Its a 2000 Audi A6 2.8 tiptronic Nothing works in the cluster. It doesn't light up, the needles don't work, so don't know temp, speed, fuel.. anything. Only thing that works on it is the turn signal indicator and the check engine light. Also here a random clicking sound. None of the other interiour lights, such as window controls light up either except for part of the radio, what can I do. I checked fuses on side panel and they are all fine. What else can I do, can something have come loose from behind the gauge cluster ?

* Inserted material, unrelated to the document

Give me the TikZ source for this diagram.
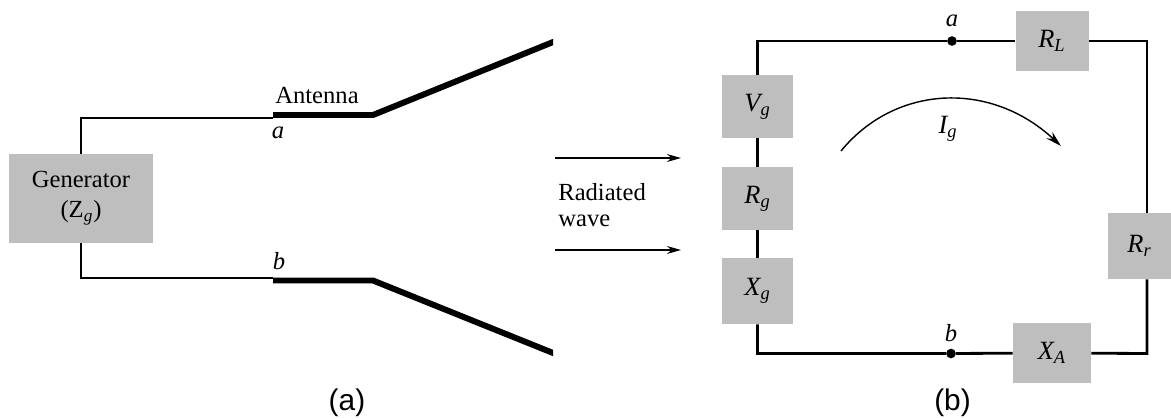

_Modified by ayrula at 7:50 AM 7-30-2008_


----------



## ayrula (May 11, 2007)

up


----------



## ryuuoh (Jul 27, 2008)

*Re: Help Gauge cluster in C5 Audi A6 doesn't work (ayrula)*

It might be a bad ignition switch.


----------



## frankinstyn (Oct 11, 2004)

*Re: Help Gauge cluster in C5 Audi A6 doesn't work (ayrula)*

Hey! I own the same car...








I would remove the cluster and re-install. The check engine light might very well be because of the gauge problems.
Here is a walkthrough for you (though you can skip the vag-com portion as you aren't swapping clusters).
http://www.audiworld.com/tech/elec106.shtml


----------



## ayrula (May 11, 2007)

*Re: Help Gauge cluster in C5 Audi A6 doesn't work (frankinstyn)*

why are all the clusters I am recieving diff. from what I have my 3 connectors in back are all the same size with the locking mechanism. The ones I am receiving have a small center connector that is grey without locking mechanism. Were some of the 2000's different with earlier connectors????


----------